Grant Details
| Grant Number: |
5R21CA292256-02 Interpret this number |
| Primary Investigator: |
Trivedi, Ranak |
| Organization: |
Stanford University |
| Project Title: |
Developing a Dyadic Intervention to Alleviate Stress, Loneliness, and Social Isolation Among Breast Cancer Survivors and Families. |
| Fiscal Year: |
2026 |
Abstract
PROJECT SUMMARY/ABSTRACT
Breast cancer survivors and their family caregivers commonly experience elevated stress, social isolation, and
loneliness that undermine self-management and long-term health. Beliefs about health and disease, stigma
around cancer and reproductive organs, and family caregiving roles can amplify these psychosocial stressors
and impede effective self-management. Understanding and intervening on mechanisms that drive stress,
isolation, and poor self-management is therefore critical to improving survivorship outcomes broadly. However,
there is limited evidence on how these mechanisms operate especially among groups with high fear of cancer,
and there are few rigorously developed dyadic behavioral interventions that target both survivors and
caregivers to reduce psychosocial burden and enhance self-management.

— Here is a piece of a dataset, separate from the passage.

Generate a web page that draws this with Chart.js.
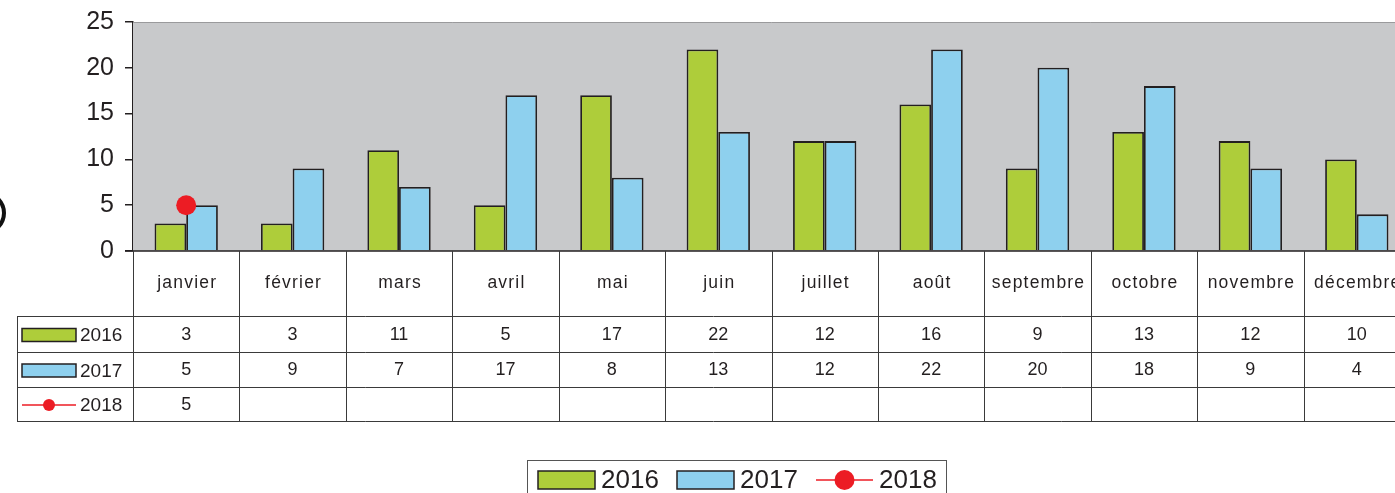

The long-term goal of this research is to develop a theory-driven, culturally informed dyadic intervention
that reduces stress, loneliness, and social isolation to improve self-management among breast cancer
survivor-caregiver dyads. The objective of this proposal is to create a dyadic intervention for breast cancer
survivors and their family caregivers by adapting web-SUCCEED (web-based Self-care Using Collaborative
Coping EnhancEment in Diseases), a multicomponent behavioral program that has been developed for
patients managing chronic health conditions, and their family caregivers. We will establish proof of concept of
this intervention with South Asian breast cancer survivors and family caregivers living in the United States. We
chose this group since the prevalence of breast cancer is rising rapidly, especially among younger women.
South Asian women in the US have some of the lowest low rates of preventive screening (11%), and when
they do receive screening, breast tissue may delay diagnosis. Combined with the limiting opportunities for early
detection and treatment. By testing adaptation processes and feasibility in a South Asian context we will both
address an important disparity and generate knowledge about mechanisms and adaptation strategies that are
applicable across wide range of populations. Our Specific Aims are as follows: 1) Using generative co-design
with survivors, caregivers, and community stakeholders, adapt web-SUCCEED to produce a prototype dyadic
self-management intervention sensitive that furthers precision medicine by incorporating beliefs, cancer-related
stigma, and caregiving norms; 2) Conduct a pilot randomized trial (n=30 dyads) to evaluate feasibility
(recruitment, retention, randomization), acceptability, and preliminary measures of target mechanisms and selfmanagement outcomes.
This work integrates community-engaged design with implementation-focused measures to produce a
replicable adaptation framework and an intervention ready for efficacy testing. Results will elucidate mediated
psychosocial mechanisms influencing self-management and provide a scalable model for adapting dyadic
interventions across groups that experience cancer-related health disparities.